I am married to an alcoholic. I have asked him not to drink. I have pointed out the negative consequences he has faced and the consequences we have faced as a couple. He tells me I am crazy. He tells me my father was an alcoholic and he is not like my father. He’s right. He is not like my father. Maybe I am crazy. Maybe I should stop trying to control him. Maybe I should be more understanding.
I am married to an alcoholic. I beg and plead with him to come straight home from work. Do not stop for a drink. He promises he won’t and I know he means it when he promises but then he comes home drunk again, I wonder what’s wrong with me. Doesn’t he love me enough to honor his promise? What have I done to cause him to behave this way?
Each of these stories are real experiences. Someone lived them. These examples of the power a drinker has over the behavior and emotions of wives, husbands, mother’s fathers, children, brothers, sisters, friends, employees and co-workers.
So many lives center around the behavior of a drinker. People believe they are somehow to blame for a drinker’s choices. They believe the self centered lies the drinker often tells. “You are stupid”. “You do not love me enough”. “You are not pretty enough or smart enough”. “You pamper me too much”. “You don’t pay enough attention to me”. Alcoholism has many faces but it is surely marked by justification. The drinker can tell a story making any of his behaviors the fault of someone else and in a very short amount of time the friends and family members believe what the drinker is saying is true. They believe it and as he’s telling it, the drinker hears it and he believes it as well. Now family members are against a wall. If they think they caused the problem drinking, they certainly had better figure out how to cure it.

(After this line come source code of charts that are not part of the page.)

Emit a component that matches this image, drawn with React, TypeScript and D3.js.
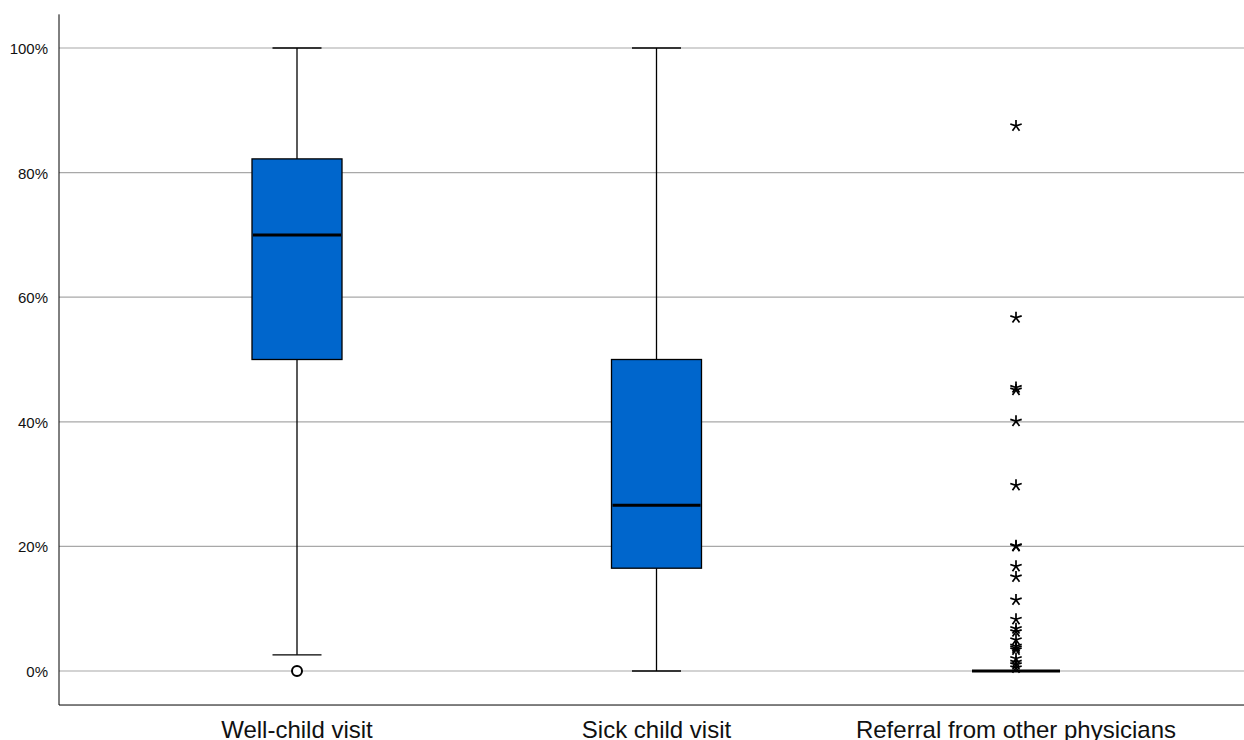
import React, { useRef, useEffect } from 'react';
import * as d3 from 'd3';

// Category labels
const categories = ['Well-child visit', 'Sick child visit', 'Referral from other physicians'];

// Box summary per category (fractions of 1)
const lowerWhisker = [0.026, 0, 0];
const q1 = [0.5, 0.165, 0];
const median = [0.7, 0.266, 0];
const q3 = [0.822, 0.5, 0];
const upperWhisker = [1, 1, 0];

// Outliers: circles (mild) for well-child, stars (extreme) for referral
const wellChildOutliers = [0];
const referralExtremes = [
  0.875, 0.567, 0.455, 0.451, 0.401, 0.298, 0.201, 0.2, 0.168, 0.151, 0.114,
  0.083, 0.068, 0.063, 0.05, 0.04, 0.037, 0.034, 0.02, 0.014, 0.01, 0.005,
];

const yTicks = [0, 0.2, 0.4, 0.6, 0.8, 1];

const BOX_COLOR = '#0066cc';
const GRID_COLOR = '#a8a8a8';

export default function App() {
  const svgRef = useRef<SVGSVGElement>(null);
  const width = 1244;
  const height = 740;

  useEffect(() => {
    const svg = d3.select(svgRef.current);
    svg.selectAll('*').remove();

    const margin = { left: 59, right: 0 };
    const y = d3.scaleLinear().domain([0, 1]).range([671, 48]);
    const x = d3.scalePoint<string>()
      .domain(categories)
      .range([297, 1016]);

    const yTop = y(1.054);
    const yBottom = y(-0.0546);

    // Gridlines
    svg.append('g')
      .selectAll('line')
      .data(yTicks)
      .enter()
      .append('line')
      .attr('x1', margin.left)
      .attr('x2', width - margin.right)
      .attr('y1', d => y(d))
      .attr('y2', d => y(d))
      .attr('stroke', GRID_COLOR)
      .attr('stroke-width', 1.2);

    // Tick labels
    svg.append('g')
      .selectAll('text')
      .data(yTicks)
      .enter()
      .append('text')
      .attr('x', 48)
      .attr('y', d => y(d))
      .attr('dy', '0.4em')
      .attr('text-anchor', 'end')
      .style('font-family', 'Liberation Sans, Arial, sans-serif')
      .style('font-size', '15px')
      .style('fill', '#111')
      .text(d => d3.format('.0%')(d));

    // Axis lines
    svg.append('line')
      .attr('x1', margin.left).attr('x2', margin.left)
      .attr('y1', yTop).attr('y2', yBottom)
      .attr('stroke', '#000').attr('stroke-width', 1);
    svg.append('line')
      .attr('x1', margin.left).attr('x2', width - margin.right)
      .attr('y1', yBottom).attr('y2', yBottom)
      .attr('stroke', '#000').attr('stroke-width', 1);

    // Category labels
    svg.append('g')
      .selectAll('text')
      .data(categories)
      .enter()
      .append('text')
      .attr('x', d => x(d)!)
      .attr('y', yBottom + 33)
      .attr('text-anchor', 'middle')
      .style('font-family', 'Liberation Sans, Arial, sans-serif')
      .style('font-size', '24px')
      .style('fill', '#111')
      .text(d => d);

    const boxW = 90;
    const capW = 49;
    const rows = categories.map((c, i) => ({
      c, lo: lowerWhisker[i], q1: q1[i], med: median[i], q3: q3[i], hi: upperWhisker[i],
    }));

    const g = svg.append('g');
    rows.forEach(r => {
      const cx = x(r.c)!;
      // whiskers
      g.append('line')
        .attr('x1', cx).attr('x2', cx)
        .attr('y1', y(r.q3)).attr('y2', y(r.hi))
        .attr('stroke', '#000').attr('stroke-width', 1.3);
      g.append('line')
        .attr('x1', cx).attr('x2', cx)
        .attr('y1', y(r.q1)).attr('y2', y(r.lo))
        .attr('stroke', '#000').attr('stroke-width', 1.3);
      if (r.hi > r.q3) {
        g.append('line')
          .attr('x1', cx - capW / 2).attr('x2', cx + capW / 2)
          .attr('y1', y(r.hi)).attr('y2', y(r.hi))
          .attr('stroke', '#000').attr('stroke-width', 1.3);
      }
      if (r.lo < r.q1) {
        g.append('line')
          .attr('x1', cx - capW / 2).attr('x2', cx + capW / 2)
          .attr('y1', y(r.lo)).attr('y2', y(r.lo))
          .attr('stroke', '#000').attr('stroke-width', 1.3);
      }
      // box
      if (r.q3 > r.q1) {
        g.append('rect')
          .attr('x', cx - boxW / 2)
          .attr('y', y(r.q3))
          .attr('width', boxW)
          .attr('height', y(r.q1) - y(r.q3))
          .attr('fill', BOX_COLOR)
          .attr('stroke', '#000')
          .attr('stroke-width', 1.3);
      }
      // median
      g.append('line')
        .attr('x1', cx - boxW / 2 + 1).attr('x2', cx + boxW / 2 - 1)
        .attr('y1', y(r.med)).attr('y2', y(r.med))
        .attr('stroke', '#000').attr('stroke-width', 3);
    });

    // Circle outliers
    g.selectAll('.mild')
      .data(wellChildOutliers)
      .enter()
      .append('circle')
      .attr('class', 'mild')
      .attr('cx', x(categories[0])!)
      .attr('cy', d => y(d))
      .attr('r', 5)
      .attr('fill', '#fff')
      .attr('stroke', '#000')
      .attr('stroke-width', 2);

    // Star outliers (5 spokes)
    const starPath = (() => {
      const r = 6;
      const p = d3.path();
      for (let k = 0; k < 5; k++) {
        const a = -Math.PI / 2 + (k * 2 * Math.PI) / 5;
        p.moveTo(0, 0);
        p.lineTo(r * Math.cos(a), r * Math.sin(a));
      }
      return p.toString();
    })();

    g.selectAll('.extreme')
      .data(referralExtremes)
      .enter()
      .append('path')
      .attr('class', 'extreme')
      .attr('d', starPath)
      .attr('transform', d => `translate(${x(categories[2])},${y(d)})`)
      .attr('fill', 'none')
      .attr('stroke', '#000')
      .attr('stroke-width', 1.7);
  }, []);

  return (
    <div style={{ position: 'absolute', left: 0, top: 0 }}>
      <svg ref={svgRef} width={width} height={height} style={{ display: 'block', background: '#fff' }} />
    </div>
  );
}
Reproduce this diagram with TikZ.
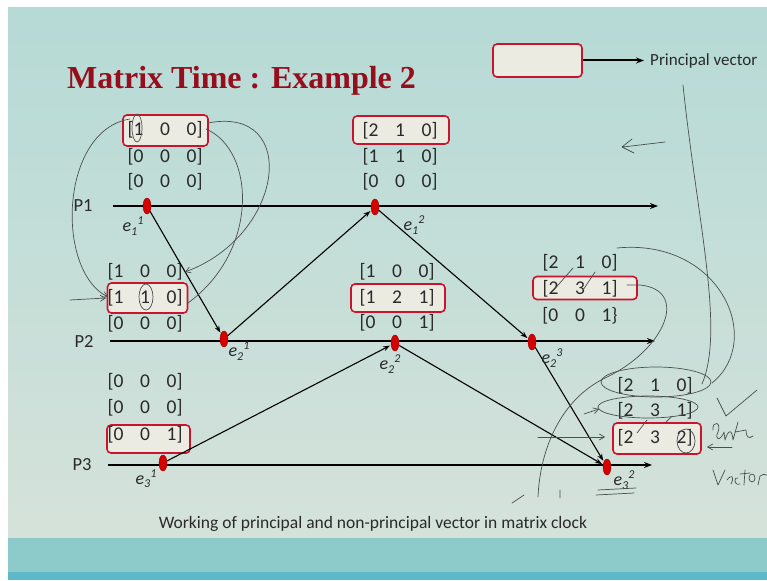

Friends and family members who have found a way to step out of the insanity and away from the faulty stories call their interactions with the drinker a “merry-go-round of denial”. You know he did, he said he didn’t, you know he did, he said he didn’t. It becomes easier to believe he didn’t then continue a pointless debate.
Well meaning friends tell you to leave him but you don’t. You love him and if you could just love him enough or the right way. Soon your friends aren’t calling as much because they cannot listen to your stories again. It is too painful for them to listen to how you were hurt emotionally or physically. They can no longer watch you become bitter and angry.
Friends tell you to “kick her out of the house” but that sounds so harsh. She’s your daughter. This is just a phase. You need to keep her safe. It’s an ugly world for a single girl. And pretty soon your friends stop calling because they have no other advise for you. They have heard the demands she makes on you. They have heard her lies and manipulation and they have seen her escalate the few times you have said “no”. It hurts them too much.
But, you are not stuck on the merry go round. You can get off
Call one of those friends who is concerned about you. Ask them to attend an Alanon Meeting with you. It’s easier to go anywhere if you go with a friend. If you go alone, you will get to the door and realize you made a mistake in choosing to come here. You will start a conversation with yourself and convince yourself you over reacted when you thought to come here. It’s hard to convince a friend of the things we convince ourselves of.
If you have a friend with you, your friend will be listening to the experiences of men and women you have been in the very same positions you are in. Be sure your friend knows at the beginning you are only going to gather information. You are not making a commitment to recovery today. Go to five meetings and listen.